Fine to put this in a daylog though, he wrote.
There's a question "How you heard of us" on the signup page. If you mark that with "Everything2" and you visit the site more than a month later, I'll donate a $1 to Everything2.
Litmocracy (litmocracy.com) is a site that uses a form of
Condorcet with Approval Voting to find the best posts in different categories. Each week, a cash prize is awarded to two members for each paying category. One award is given to the author of the post ranked highest and another award is given to the member other than the author who first ranked the winning post higher than the runner-up. So basically, the site is using a
financial incentive to get members to post high-quality entries in the eyes of those motivated to rank them, and also to get members to evalutate posted entries to help identify the best ones.

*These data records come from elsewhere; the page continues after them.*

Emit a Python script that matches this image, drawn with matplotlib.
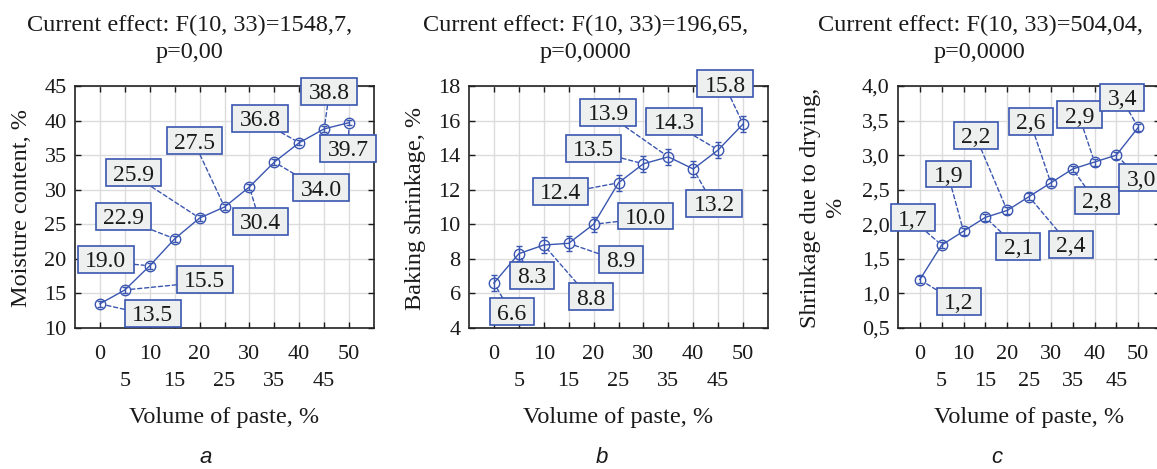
import matplotlib.pyplot as plt
from matplotlib.path import Path
from matplotlib.ticker import FuncFormatter

plt.rcParams['font.family'] = 'Liberation Serif'

# volume of paste, %
paste = [0, 5, 10, 15, 20, 25, 30, 35, 40, 45, 50]

moisture = [13.5, 15.5, 19.0, 22.9, 25.9, 27.5, 30.4, 34.0, 36.8, 38.8, 39.7]
moisture_err = [0.4, 0.4, 0.4, 0.4, 0.4, 0.4, 0.4, 0.4, 0.4, 0.4, 0.4]

baking = [6.6, 8.3, 8.8, 8.9, 10.0, 12.4, 13.5, 13.9, 13.2, 14.3, 15.8]
baking_err = [0.45, 0.45, 0.45, 0.45, 0.45, 0.45, 0.45, 0.45, 0.45, 0.45, 0.45]

drying = [1.2, 1.7, 1.9, 2.1, 2.2, 2.4, 2.6, 2.8, 2.9, 3.0, 3.4]
drying_err = [0.05, 0.05, 0.05, 0.05, 0.05, 0.05, 0.05, 0.05, 0.05, 0.05, 0.05]

titles = ["Current effect: F(10, 33)=1548,7,", "Current effect: F(10, 33)=196,65,",
          "Current effect: F(10, 33)=504,04,"]
p_values = ["p=0,00", "p=0,0000", "p=0,0000"]
ylabels = ["Moisture content, %", "Baking shrinkage, %", "Shrinkage due to drying,\n%"]
letters = ["a", "b", "c"]

# where each value box sits relative to its point, in pixels
moisture_offsets = [(53, -10), (80, 10), (-44, 6), (-51, 22), (-66, 45), (-30, 66),
                    (11, -35), (47, -26), (-39, 24), (5, 37), (-1, -26)]
baking_offsets = [(18, -29), (13, -22), (47, -52), (52, -16), (52, 8), (-58, -9),
                  (-50, 15), (-60, 44), (21, -35), (-44, 28), (-18, 40)]
drying_offsets = [(39, -22), (-29, 27), (-15, 57), (33, -29), (-31, 75), (42, -48),
                  (-20, 61), (24, -32), (-15, 47), (25, -23), (-16, 30)]

BLUE = '#3a56b0'
INK = '#1a1a1a'
W, H = 1157, 469


def px_rect(left, top, right, bottom):
    return [left / W, 1 - bottom / H, (right - left) / W, (bottom - top) / H]


def label_box(x0, y0, width, height, mutation_size):
    # wide sideways, a little more room above the digits than below
    dx = 0.31 * mutation_size
    x0, x1 = x0 - dx, x0 + width + dx
    y1 = y0 + height + 0.22 * mutation_size
    y0 = y0 - 0.03 * mutation_size
    return Path([(x0, y0), (x1, y0), (x1, y1), (x0, y1), (x0, y0)], closed=True)


def comma(v, pos=None):
    return f"{v:.1f}".replace('.', ',')


def draw_panel(ax, y, err, offsets, ylim, ystep, fmt, decimal_comma=False):
    ax.errorbar(paste, y, yerr=err, color=BLUE, lw=1, marker='o', ms=7.5,
                mfc='none', mec=BLUE, mew=1, capsize=2, elinewidth=1,
                capthick=1, zorder=3)
    for xv, yv, (dx, dy) in zip(paste, y, offsets):
        ax.annotate(fmt(yv), (xv, yv), xytext=(dx, dy - 2), textcoords='offset pixels',
                    ha='center', va='center', fontsize=17, color=INK,
                    bbox=dict(boxstyle=label_box, fc='#eeefef', ec=BLUE, lw=1.2),
                    arrowprops=dict(arrowstyle='-', color=BLUE, lw=1,
                                    linestyle=(0, (3, 2)), shrinkA=0, shrinkB=4),
                    zorder=4)
    ax.set_xlim(-5, 55)
    ax.set_ylim(*ylim)
    ax.set_xticks([0, 10, 20, 30, 40, 50])
    ax.set_xticks([5, 15, 25, 35, 45], minor=True)
    ax.set_xticklabels(['5', '15', '25', '35', '45'], minor=True)
    n = int(round((ylim[1] - ylim[0]) / ystep))
    ax.set_yticks([ylim[0] + i * ystep for i in range(n + 1)])
    if decimal_comma:
        ax.yaxis.set_major_formatter(FuncFormatter(comma))
    ax.grid(True, which='both', color='#dcdcdc', lw=1)
    ax.set_axisbelow(True)
    ax.tick_params(which='both', direction='in', top=True, right=True,
                   length=4, width=1, labelsize=16, colors=INK)
    ax.tick_params(axis='x', which='major', pad=12)
    ax.tick_params(axis='x', which='minor', pad=32)
    ax.tick_params(axis='y', pad=6)
    for s in ax.spines.values():
        s.set_linewidth(1.2)
        s.set_color('#222222')


fig = plt.figure(figsize=(W / 100, H / 100), dpi=100)

ax_a = fig.add_axes(px_rect(75, 86, 374, 328))
ax_b = fig.add_axes(px_rect(469, 86, 768, 328))
ax_c = fig.add_axes(px_rect(898, 86, 1160, 328))

draw_panel(ax_a, moisture, moisture_err, moisture_offsets, (10, 45), 5,
           lambda v: f"{v:.1f}")
draw_panel(ax_b, baking, baking_err, baking_offsets, (4, 18), 2,
           lambda v: f"{v:.1f}")
draw_panel(ax_c, drying, drying_err, drying_offsets, (0.5, 4.0), 0.5,
           comma, decimal_comma=True)

title_x = [190, 586, 980]
ylabel_x = [22, 416, 823]
xlabel_x = [224, 618, 1029]
letter_x = [206, 602, 997]

for i in range(3):
    fig.text(title_x[i] / W, 1 - 31 / H, titles[i], ha='center', va='baseline',
             fontsize=17.5, color=INK)
    fig.text(title_x[i] / W, 1 - 58 / H, p_values[i], ha='center', va='baseline',
             fontsize=17.5, color=INK)
    fig.text(ylabel_x[i] / W, 1 - 208 / H, ylabels[i], ha='center', va='center',
             rotation=90, fontsize=17.5, color=INK, linespacing=1.3)
    fig.text(xlabel_x[i] / W, 1 - 423 / H, "Volume of paste, %", ha='center',
             va='baseline', fontsize=17.5, color=INK)
    fig.text(letter_x[i] / W, 0.002, letters[i], ha='center', va='bottom',
             fontsize=16, style='italic', family='Liberation Sans', color=INK)

fig.savefig('out.png', dpi=100)
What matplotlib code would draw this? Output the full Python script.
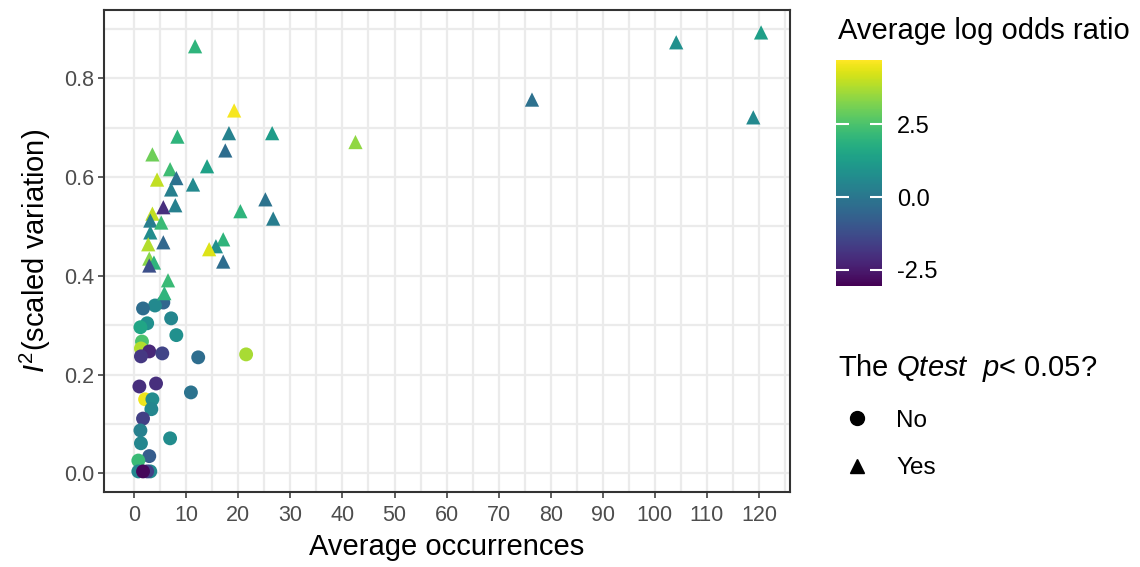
import matplotlib
matplotlib.use('Agg')
import matplotlib.pyplot as plt
from matplotlib.lines import Line2D
import numpy as np

plt.rcParams['font.family'] = ['Liberation Sans', 'DejaVu Sans']
plt.rcParams['mathtext.fontset'] = 'custom'
plt.rcParams['mathtext.rm'] = 'Liberation Sans'
plt.rcParams['mathtext.it'] = 'Liberation Sans:italic'

# Q test not significant (circles)
no_occ = [5.6, 4.0, 1.7, 7.1, 2.5, 1.2, 8.1, 1.5, 1.3, 2.9, 5.4, 1.3, 12.3, 1.0, 4.2,
          21.5, 10.9, 6.9, 2.1, 3.5, 3.3, 1.7, 1.2, 1.3, 2.9, 0.8, 0.8, 3.1, 2.5, 1.7]
no_i2 = [0.346, 0.340, 0.334, 0.314, 0.304, 0.296, 0.280, 0.267, 0.253, 0.247, 0.243, 0.237,
         0.235, 0.176, 0.182, 0.241, 0.164, 0.071, 0.150, 0.150, 0.130, 0.111, 0.087, 0.061,
         0.035, 0.026, 0.004, 0.004, 0.004, 0.004]
no_lor = [-0.5, 0.6, -0.3, 0.5, 0.8, 1.5, 0.8, 2.5, 3.8, -2.2, -1.5, -1.8, -0.3, -2.0, -2.0,
          3.7, -0.1, 0.7, 4.5, 0.7, 0.5, -1.6, 0.3, 0.5, -0.8, 2.2, 0.5, 0.6, -1.6, -2.9]

# Q test significant (triangles)
yes_occ = [11.7, 19.2, 104.1, 120.4, 76.4, 118.9, 42.5, 14.0, 18.2, 26.5, 17.5, 25.2, 20.4,
           26.7, 17.1, 15.7, 14.4, 17.1, 8.3, 3.5, 6.9, 8.1, 4.4, 7.1, 11.3, 5.6, 7.9, 3.5,
           3.1, 5.2, 3.1, 2.7, 5.6, 2.9, 3.8, 2.9, 6.5, 5.8]
yes_i2 = [0.865, 0.735, 0.873, 0.893, 0.757, 0.721, 0.671, 0.622, 0.689, 0.689, 0.654, 0.555,
          0.531, 0.516, 0.474, 0.460, 0.454, 0.429, 0.682, 0.646, 0.616, 0.598, 0.595, 0.575,
          0.585, 0.539, 0.543, 0.526, 0.512, 0.508, 0.488, 0.464, 0.468, 0.435, 0.427, 0.421,
          0.391, 0.365]
yes_lor = [2.0, 4.6, 0.8, 1.3, -0.2, 0.6, 3.4, 1.4, 0.4, 1.2, -0.3, -0.1, 2.0, 0.2, 2.0, 0.8,
           4.3, -0.3, 2.0, 3.0, 2.3, -0.2, 4.0, 0.3, 0.6, -2.0, 0.3, 4.0, 0.2, 2.2, 0.7, 3.8,
           -0.5, 3.3, 2.0, -1.2, 2.2, 2.0]

VMIN, VMAX = -3.05, 4.7

fig = plt.figure(figsize=(11.4, 5.67), dpi=100)
ax = fig.add_axes([0.0912, 0.132, 0.602, 0.850])

sc = ax.scatter(no_occ, no_i2, c=no_lor, cmap='viridis', vmin=VMIN, vmax=VMAX,
                marker='o', s=100, linewidths=0, zorder=3)
ax.scatter(yes_occ, yes_i2, c=yes_lor, cmap='viridis', vmin=VMIN, vmax=VMAX,
           marker='^', s=105, linewidths=0, zorder=3)

ax.set_xlim(-5.8, 126.0)
ax.set_ylim(-0.038, 0.938)
ax.set_xticks(np.arange(0, 121, 10))
ax.set_xticks(np.arange(5, 126, 10), minor=True)
ax.set_yticks(np.arange(0, 0.81, 0.2))
ax.set_yticks(np.arange(0.1, 0.91, 0.2), minor=True)
ax.set_yticklabels(['0.0', '0.2', '0.4', '0.6', '0.8'])
ax.grid(True, which='major', color='#ebebeb', linewidth=1.6)
ax.grid(True, which='minor', color='#ebebeb', linewidth=1.6)
ax.set_axisbelow(True)
for s in ax.spines.values():
    s.set_color('#333333')
    s.set_linewidth(1.5)
ax.tick_params(which='major', direction='out', length=4, width=1.1, color='#333333',
               labelsize=15.5, labelcolor='#4d4d4d')
ax.tick_params(axis='y', pad=3)
ax.tick_params(axis='x', pad=5)
ax.tick_params(which='minor', length=0)

ax.set_xlabel('Average occurrences', fontsize=21, labelpad=5)
ax.set_ylabel(r'$\mathit{I}^2$(scaled variation)', fontsize=21, labelpad=8)

# colour bar
cax = fig.add_axes([836 / 1140, 1 - 286 / 567, 46 / 1140, 226 / 567])
cb = fig.colorbar(sc, cax=cax, ticks=[-2.5, 0.0, 2.5])
cb.outline.set_visible(False)
cb.ax.set_yticklabels(['-2.5', '0.0', '2.5'])
cb.ax.tick_params(left=True, right=True, labelleft=False, labelright=True,
                  direction='in', color='white', length=9, width=1.5,
                  labelsize=17, pad=11)
fig.text(838 / 1140, 1 - 31 / 567, 'Average log odds ratio', fontsize=21,
         ha='left', va='center')

# shape legend
handles = [Line2D([], [], marker='o', color='black', linestyle='', markersize=10),
           Line2D([], [], marker='^', color='black', linestyle='', markersize=10)]
fig.legend(handles, ['No', 'Yes'], loc='upper left',
           bbox_to_anchor=(838 / 1140, 1 - 352 / 567), frameon=False,
           title=r'The $\mathit{Qtest}$  $\mathit{p}$< 0.05?', title_fontsize=21,
           fontsize=17.5, alignment='left', handletextpad=0.8, handlelength=1.6,
           labelspacing=1.05, borderaxespad=0, borderpad=0)

plt.savefig('out.png', dpi=100)
plt.close()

Writers get near immediate feedback about the relative quality of their work* (and comments to boot sometimes), and
readers are presented with similar writings, the best ones first. Besides the possible monetary reward, readers and writers both get the satisfaction that what they are doing compels others to put more effort out by writing more, writing higher quality material, being more objective in their rankings, or ranking more writings. Because writings are ordered using a majority-based ranking mechanism, the biases of any person or group are generally cancelled out by another person or group. This is as near to a measure of
objective quality as I can imagine getting.
This is the only
cooperative website I know of which provides newcomers who prove to be the best at understanding what people like to read with a near immediate financial reward. The site is very young, but since it
leverages its audience directly to find the best material, the potential to start replacing more
traditional forms of
publication is there.
On one hand, the success of the site depends on its owner.
On the other hand, the site uses its own ranking mechanism to find good answers to important questions such as what the domain name should be, so the success also depends on the quality of the membership. Litmocracy has so far awarded $100 each to two members who helped in testing the site and choosing the name.
The site is currently running contests to create and identify the best posts in categories like
news and
short fiction. Across 5 categories, there is $175 in prize money that will be awarded each week. One of the paying categories is the
suggestion box so that the people using the site are also motivated to suggest improvements.
Tomorrow, the domain name will have propagated completely so I'll start an ad campaign. Maybe someday, litmocracy.com will be enough of a real website to warrant its own writeup.
*
Captain Vegetable (that's his screen_name at litmocracy) points out that "near immediate feedback about the relative quality" might sound a lot better than what it refers to, which is the fact that others rank your entry so that you can see how it measures up against other entries.